Passei a vida toda
confrontado com os argumentos tecidos pela esquerda incréu e tacanha, contra as
riquezas da igreja, a arte em ouro sobre as imagens, o imenso valor de objectos
e peças de arte acumulados no Vaticano, a riqueza das vestes dos prelados e tudo
o que aos olhos dos impolutos guardiões da sociedade sem moral, por tudo ser
carne, pudesse render dinheiro, esse, consensualmente digno e globalmente
entendido como real valor. Eu, submetido ao jugo da dúvida metódica, da coisa
das equidistâncias, da aceitação da diversidade dos olhares, da obrigação -
imposta pela tal moral – de sair de mim para encarnar o esfomeado, o doente, o
que sofre por desprezo, deixei-me a digerir mais essa dúvida sob o insuportável
peso do silêncio auto-infligido.
O tempo passa; os seus efeitos de bom conselheiro para os
sensatos, realizam-se perfidamente nos tontos como meninice tardia, como
sentimento de totipotência, castrismo, soarismo, ou simplesmente canavilhismo.

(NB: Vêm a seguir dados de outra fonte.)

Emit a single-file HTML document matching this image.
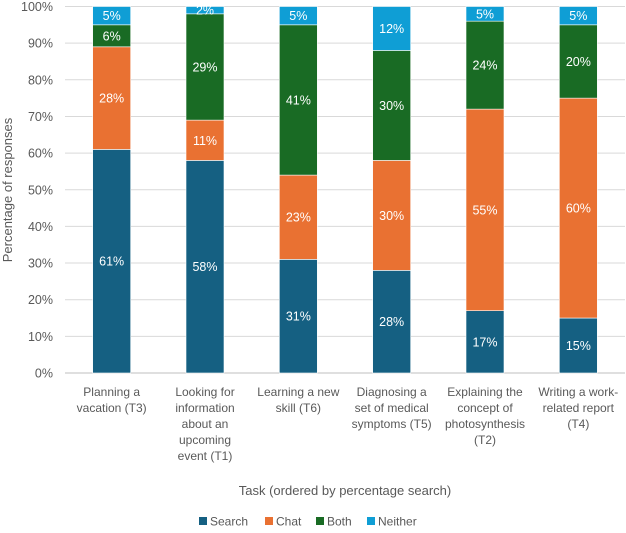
<!DOCTYPE html>
<html><head><meta charset="utf-8"><style>
body{margin:0;background:#fff;font-family:"Liberation Sans",sans-serif;}
svg text{font-family:"Liberation Sans",sans-serif;}
</style></head><body>
<svg id="chart" width="626" height="528" viewBox="0 0 626 528"></svg>
<script>
const categories=[["Planning a","vacation (T3)"],["Looking for","information","about an","upcoming","event (T1)"],["Learning a new","skill (T6)"],["Diagnosing a","set of medical","symptoms (T5)"],["Explaining the","concept of","photosynthesis","(T2)"],["Writing a work-","related report","(T4)"]];
const seriesNames=["Search","Chat","Both","Neither"];
const search=[61,58,31,28,17,15];
const chat=[28,11,23,30,55,60];
const both=[6,29,41,30,24,20];
const neither=[5,2,5,12,5,5];
const yTicks=[0,10,20,30,40,50,60,70,80,90,100];
const colors=["#156082","#E97132","#196B24","#0F9ED5"];
const svg=document.getElementById('chart');
const NS="http://www.w3.org/2000/svg";
const x0=65,x1=625,yTop=6.5,yBot=373;
const y=v=>yBot-(yBot-yTop)*v/100;
const band=(x1-x0)/categories.length;
const xc=i=>x0+band*(i+0.5);
const bw=38;
function el(t,a,p){const e=document.createElementNS(NS,t);for(const k in a)e.setAttribute(k,a[k]);(p||svg).appendChild(e);return e;}
yTicks.forEach(t=>{
  const g=el('line',{x1:x0,x2:x1,y1:y(t),y2:y(t),stroke:t===0?'#bfbfbf':'#d9d9d9','stroke-width':1});
  
  
  const l=el('text',{x:53,y:y(t)+4.5,'text-anchor':'end','font-size':12.5,fill:'#595959'});
  l.textContent=t+'%';
  
  
});
const series=[search,chat,both,neither];
categories.forEach((c,i)=>{
  let base=0;
  series.forEach((s,j)=>{
    const v=s[i];
    const top=Math.min(100,base+v);
    const r=el('rect',{x:xc(i)-bw/2,y:y(top),width:bw,height:y(base)-y(top),fill:colors[j],stroke:'#fff','stroke-width':0.6});
    
    
    const t=el('text',{x:xc(i),y:(y(base)+y(top))/2+4.5,'text-anchor':'middle','font-size':12.5,fill:'#fff'});
    t.textContent=v+'%';
    
    
    base=top;
  });
  c.forEach((line,k)=>{
    const t=el('text',{x:xc(i),y:396+k*16,'text-anchor':'middle','font-size':12,fill:'#595959'});
    t.textContent=line;
    
    
  });
});
const yt=el('text',{transform:'translate(12,190) rotate(-90)','text-anchor':'middle','font-size':13,fill:'#595959'});
yt.textContent='Percentage of responses';


const xt=el('text',{x:345,y:495,'text-anchor':'middle','font-size':13,fill:'#595959'});
xt.textContent='Task (ordered by percentage search)';


const lx=[199,265,316,367];
seriesNames.forEach((n,j)=>{
  const r=el('rect',{x:lx[j],y:517,width:8,height:8,fill:colors[j]});
  
  
  const t=el('text',{x:lx[j]+11,y:525.5,'font-size':12,fill:'#595959'});
  t.textContent=n;
  
  
});
</script>
</body></html>
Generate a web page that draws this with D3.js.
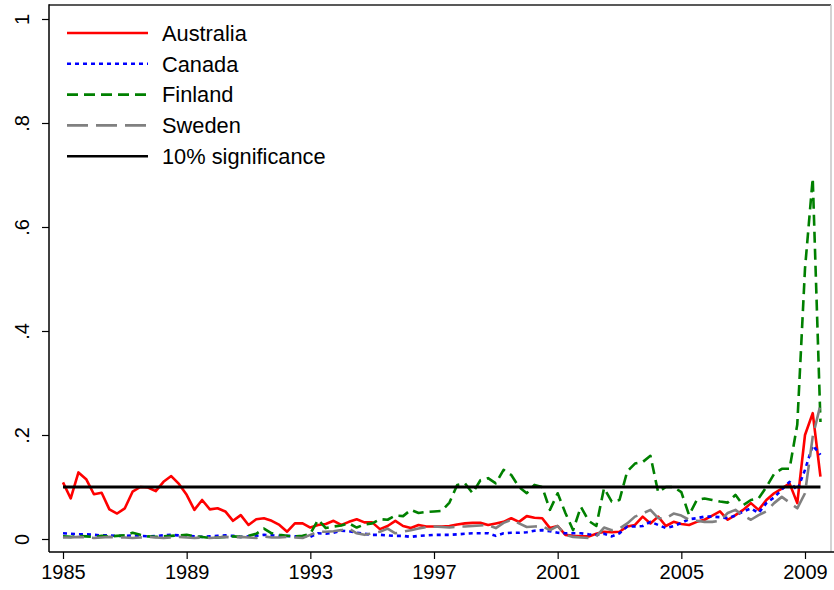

Nas esquerdas chiques, aquelas que sabem exactamente o que todo o homem deve
desejar e se dispõem a fazer que homem algum possa, por acidente, optar por um
caminho só seu, o tempo também lá acabou por fazer o seu efeito: depois das
experiências de mumificações apalermadas no Leste e falhadas na América latina,
deu-lhes para a “panteonite” em Portugal, a ponto de “santa Engrácia” poder ter
de voltar às obras. Estranha esta fé, tão cultivada quão renegada! É estranha
essa “fé” como estranho é o valor, tanto dado, como logo deixado de dar, às
obras de arte. Mais recentemente, a devota crença de que Portugal deveria
comprar os quadros de Miró, “caídos no colo”, mostra à saciedade quão grande
colo pode ainda a pátria ser, para alguns – sempre os mesmos.
Para já, tudo vai calmo. Nas próximas legislativas é a vez,
dizem, outra vez dos socialistas. Mais lá para a frente, vou voltar a ouvir
falar do que se poderia fazer com o resultado da venda dos bens da Igreja.
Poderemos por exemplo ir ao mercado tentar recuperar os santos ícones do
catalão, e ampliar o panteão, porque não?